You also told us that you expend much effort to find information. Let us help. Online search is your most common method for finding articles, but automation can supplant some of that effort. We encourage you to sign up for alerts (this can be done from the “My Alerts” link at the upper right of the Journal home page). Anesthesiology also offers several alerts to inform you when new content is added to the website. These include a weekly Table of Contents alert (eToC) highlighting two featured articles with a link to the full issue, and topic collection alerts update you when new content is added to your specified areas of interest. Online First alerts are sent out automatically whenever new content is added, including daily. Let the information come to you.
As Editor-in-Chief, I have the honor and pleasure of working with an exemplary cadre of smart, dedicated, creative Editors. It is fun to be on the team. And like all teams, rosters change. Executive Editor Michael Avram, Ph.D., is now the Assistant Editor-in-Chief. Editor Brian Kavanagh, M.B., F.R.C.P.C., is now an Executive Editor. Amanda Fox, M.D., M.P.H., and Yandong Jiang, M.D., Ph.D., joined the Editorial Board in January 2018. Piyush Patel, M.D., F.R.C.P.C., has retired from his role as Editor but continues in his career as an outstanding basic and clinical neuroscientist and clinician. It has been an honor to work with him and the Journal’s privilege to enjoy his presence and service on the Editorial Board.
In addition, I am thoroughly delighted to introduce and welcome to the Editorial Board two new Editors of Anesthesiology, George A. Mashour, M.D., Ph.D., and Laszlo Vutskits, M.D, Ph.D. Both are outstanding basic and clinical neuroscientists and clinicians. George Mashour is Professor of Anesthesiology and Neurosurgery, Senior Associate Chair for Anesthesiology Research, and Director of the Center for Consciousness Science at the University of Michigan, Ann Arbor, Michigan, as well as Associate Medical School Dean for Clinical and Translational Research. Laszlo Vutskits is the Head of Pediatric Anesthesia at the Department of Anesthesiology, Pharmacology and Intensive Care at the University Hospital of Geneva, Geneva, Switzerland, and leads a translational neuroscience research group at the interface of the Departments of Anesthesiology and Fundamental Neurosciences at the University of Geneva Medical School, Geneva, Switzerland. The addition of these Editors will strengthen our Journal’s existing interest and excellence in basic and clinical neuroscience.
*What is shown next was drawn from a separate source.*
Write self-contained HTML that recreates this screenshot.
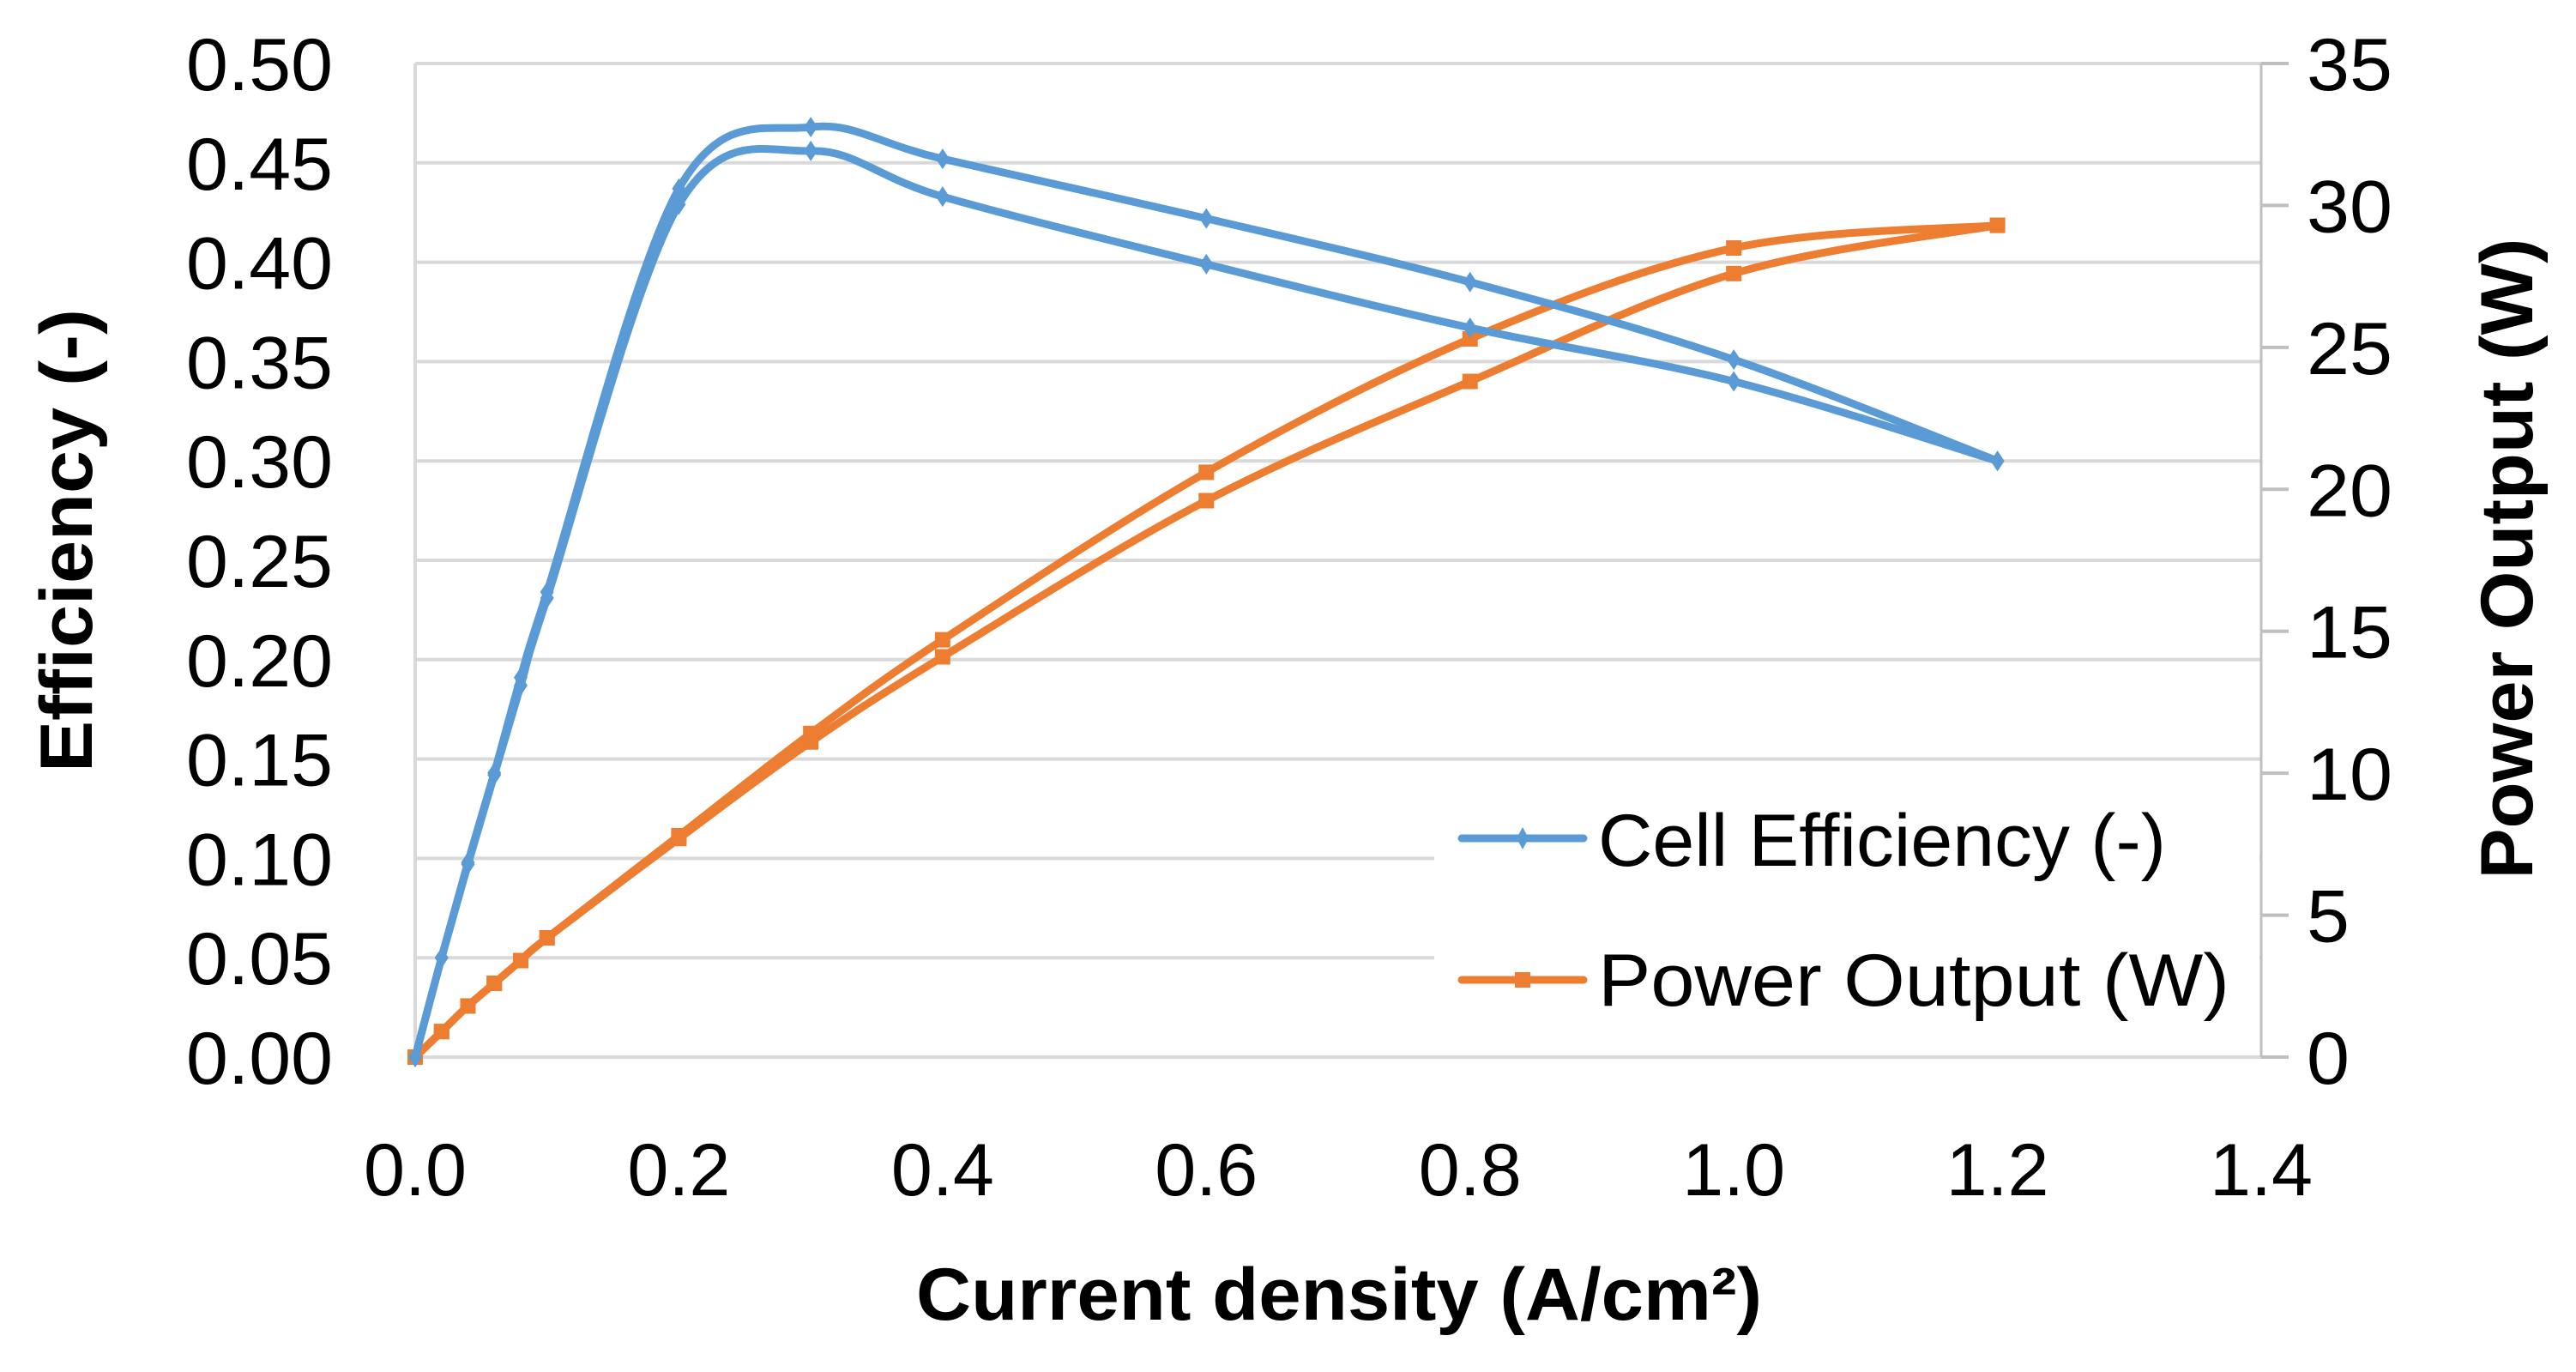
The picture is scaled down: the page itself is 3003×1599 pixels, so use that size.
<!DOCTYPE html>
<html><head><meta charset="utf-8"><style>
html,body{margin:0;padding:0;background:#fff;}
svg{display:block;}
text{font-family:"Liberation Sans",sans-serif;fill:#000;}
</style></head><body>
<svg id="chart" width="3003" height="1599" viewBox="0 0 3003 1599" xmlns="http://www.w3.org/2000/svg">
<rect x="0" y="0" width="3003" height="1599" fill="#fff"/>
<g id="grid"></g>
<g id="axes"></g>
<g id="series"></g>
<g id="legend">
<rect x="1672" y="896" width="962" height="330" fill="#fff"/>
<g>
<line x1="1704" y1="977" x2="1846" y2="977" stroke="#5b9bd5" stroke-width="9" stroke-linecap="round"/>
<path d="M1775 964 L1782 977 L1775 990 L1768 977 Z" fill="#5b9bd5"/>
<text x="1863" y="1009" font-size="86" textLength="662" lengthAdjust="spacingAndGlyphs">Cell Efficiency (-)</text>
</g>
<g>
<line x1="1704" y1="1142" x2="1846" y2="1142" stroke="#ed7d31" stroke-width="9" stroke-linecap="round"/>
<rect x="1766" y="1133" width="18" height="18" fill="#ed7d31"/>
<text x="1863" y="1172" font-size="86" textLength="736" lengthAdjust="spacingAndGlyphs">Power Output (W)</text>
</g>
</g>
<text x="1561" y="1538" font-size="86" font-weight="bold" text-anchor="middle" textLength="986" lengthAdjust="spacingAndGlyphs">Current density (A/cm²)</text>
<text transform="translate(107,630) rotate(-90)" font-size="86" font-weight="bold" text-anchor="middle" textLength="540" lengthAdjust="spacingAndGlyphs">Efficiency (-)</text>
<text transform="translate(2952,651) rotate(-90)" font-size="86" font-weight="bold" text-anchor="middle" textLength="747" lengthAdjust="spacingAndGlyphs">Power Output (W)</text>
</svg>
<script>
const xValues = [0, 0.02, 0.04, 0.06, 0.08, 0.1, 0.2, 0.3, 0.4, 0.6, 0.8, 1.0, 1.2];
const effUpper = [0, 0.050, 0.098, 0.143, 0.191, 0.234, 0.437, 0.468, 0.452, 0.422, 0.390, 0.351, 0.300];
const effLower = [0, 0.050, 0.097, 0.142, 0.187, 0.231, 0.429, 0.456, 0.433, 0.399, 0.367, 0.340, 0.300];
const powUpper = [0, 0.9, 1.8, 2.6, 3.4, 4.2, 7.8, 11.4, 14.7, 20.6, 25.3, 28.5, 29.3];
const powLower = [0, 0.9, 1.8, 2.6, 3.4, 4.2, 7.7, 11.1, 14.1, 19.6, 23.8, 27.6, 29.3];
const xTicks = ["0.0","0.2","0.4","0.6","0.8","1.0","1.2","1.4"];
const yLeftTicks = ["0.00","0.05","0.10","0.15","0.20","0.25","0.30","0.35","0.40","0.45","0.50"];
const yRightTicks = ["0","5","10","15","20","25","30","35"];

const NS = "http://www.w3.org/2000/svg";
const L = 484, R = 2636, T = 74, B = 1232;
const X = v => L + (v / 1.4) * (R - L);
const YL = v => B - (v / 0.5) * (B - T);
const YR = v => B - (v / 35) * (B - T);
function mk(tag, attrs, parent) {
  const e = document.createElementNS(NS, tag);
  for (const k in attrs) e.setAttribute(k, attrs[k]);
  parent.appendChild(e);
  return e;
}
const grid = document.getElementById('grid');
const axes = document.getElementById('axes');
const series = document.getElementById('series');

yLeftTicks.forEach((t, i) => {
  const v = parseFloat(t);
  const y = YL(v);
  const g = mk('line', {x1: L, y1: y, x2: R, y2: y, stroke: '#d9d9d9', 'stroke-width': 4}, grid);
  
  
  const tx = mk('text', {x: 388, y: y + 31, 'font-size': 86, 'text-anchor': 'end', textLength: 171, lengthAdjust: 'spacingAndGlyphs'}, axes);
  tx.textContent = t;
  
  
});
const la = mk('line', {x1: L, y1: T, x2: L, y2: B, stroke: '#d9d9d9', 'stroke-width': 4}, axes);


const ra = mk('line', {x1: R, y1: T, x2: R, y2: B, stroke: '#bfbfbf', 'stroke-width': 3}, axes);


yRightTicks.forEach(t => {
  const v = parseFloat(t);
  const y = YR(v);
  const tk = mk('line', {x1: R, y1: y, x2: R + 32, y2: y, stroke: '#bfbfbf', 'stroke-width': 4}, axes);
  
  
  const tx = mk('text', {x: 2689, y: y + 31, 'font-size': 86, textLength: t.length * 50, lengthAdjust: 'spacingAndGlyphs'}, axes);
  tx.textContent = t;
  
  
});
xTicks.forEach(t => {
  const v = parseFloat(t);
  const tx = mk('text', {x: X(v), y: 1393, 'font-size': 86, 'text-anchor': 'middle', textLength: 120, lengthAdjust: 'spacingAndGlyphs'}, axes);
  tx.textContent = t;
  
  
});

function smoothPath(pts) {
  let d = `M${pts[0][0]},${pts[0][1]}`;
  for (let i = 0; i < pts.length - 1; i++) {
    const p0 = pts[i - 1] || pts[i], p1 = pts[i], p2 = pts[i + 1], p3 = pts[i + 2] || p2;
    const k = 1 / 6;
    const c1 = [p1[0] + (p2[0] - p0[0]) * k, p1[1] + (p2[1] - p0[1]) * k];
    const c2 = [p2[0] - (p3[0] - p1[0]) * k, p2[1] - (p3[1] - p1[1]) * k];
    d += ` C${c1[0]},${c1[1]} ${c2[0]},${c2[1]} ${p2[0]},${p2[1]}`;
  }
  return d;
}
function drawSeries(vals, yf, color, marker, name) {
  const pts = vals.map((v, i) => [X(xValues[i]), yf(v)]);
  const g = mk('g', {}, series);
  
  
  mk('path', {d: smoothPath(pts), fill: 'none', stroke: color, 'stroke-width': 9, 'stroke-linejoin': 'round', 'stroke-linecap': 'round'}, g);
  pts.forEach(p => {
    let m;
    if (marker === 'diamond') {
      m = mk('path', {d: `M${p[0]} ${p[1]-12} L${p[0]+8} ${p[1]} L${p[0]} ${p[1]+12} L${p[0]-8} ${p[1]} Z`, fill: color}, g);
    } else {
      m = mk('rect', {x: p[0] - 9, y: p[1] - 9, width: 18, height: 18, fill: color}, g);
    }
    
    
  });
}
drawSeries(powUpper, YR, '#ed7d31', 'square', 'power-series-upper');
drawSeries(powLower, YR, '#ed7d31', 'square', 'power-series-lower');
drawSeries(effUpper, YL, '#5b9bd5', 'diamond', 'efficiency-series-upper');
drawSeries(effLower, YL, '#5b9bd5', 'diamond', 'efficiency-series-lower');
</script>
</body></html>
One last bit of change: Careful inspection of the Editorial Board page shows that I have changed institutions, with relocation to Duke University in Durham, North Carolina. But nothing else will change, and I am still always reachable at firstname.lastname@example.org.
Looking back and looking forward, much has been accomplished, and much more will be. We will go where the science takes us.
Dr. Kharasch is the Editor-in-Chief of Anesthesiology, and his institution receives salary support from the American Society of Anesthesiologists for this position.